The visit to MOCA offered a series of immediate and powerful invitations for students to interact with and “read” a place. The embodied nature of this visit was important for all of the students in their ongoing efforts to think about space and place. Here are some of the specific conversations that were elicited during this visit:
- Students talked about art as a way for people to express their ideas, opinions, emotions, and experiences.
- Students expressed ideas about museums as a place to gain access to new ways of expressing ideas. This included discussion of art as a place to see and experience ideas in ways that might never occur to us as well as comments about gaining new ideas about the possibility to experience the arts with our bodies and ears, and not simply, as is commonly thought, our eyes.
- Students talked about art as advocacy and social justice work. This was tied to their experience of and response to “Birdcalls,” a provocative exhibit by Louise
- Lawler that uses sound and noise as a way to address the skewed gender dynamics of the art world, with particular attention to the role that name recognition plays in establishing oneself as an artist
- Students talked about big questions about the role and value of art. Why does it matter? For whom? One small group of students who would focus on art as part of their year-long inquiry would continue to consider these questions as they built an inquiry into the spaces and places in which we encounter art.

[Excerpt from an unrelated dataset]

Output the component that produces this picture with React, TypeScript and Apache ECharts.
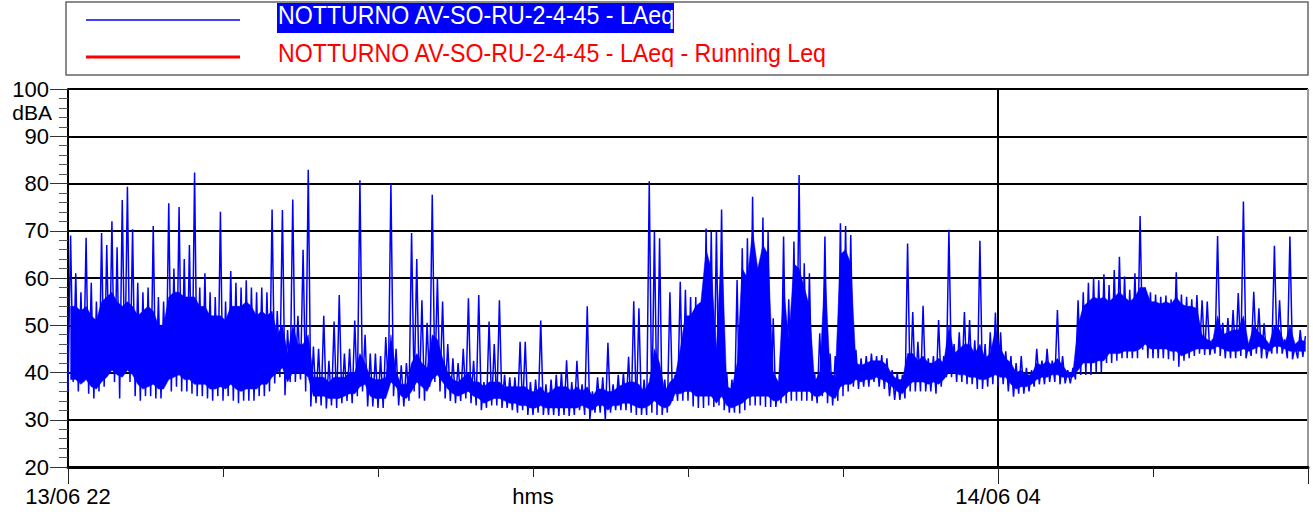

A central aim of this project is for the youth to engage in place-based efforts to try to shift how young people use or inhabit different places around the city. We designed the project in collaboration with stakeholders from different city spaces in hopes that young people could think about how they use or could use, city spaces with other community members. As emphasized in the project title, we hope to make the city of Cleveland a living, learning lab for students enrolled in one of Cleveland’s public schools. Drawing on the creative placemaking tradition, our team designed this project with the belief that young people’s place-based efforts could create innovative ways to connect residents with more places and more people across the city.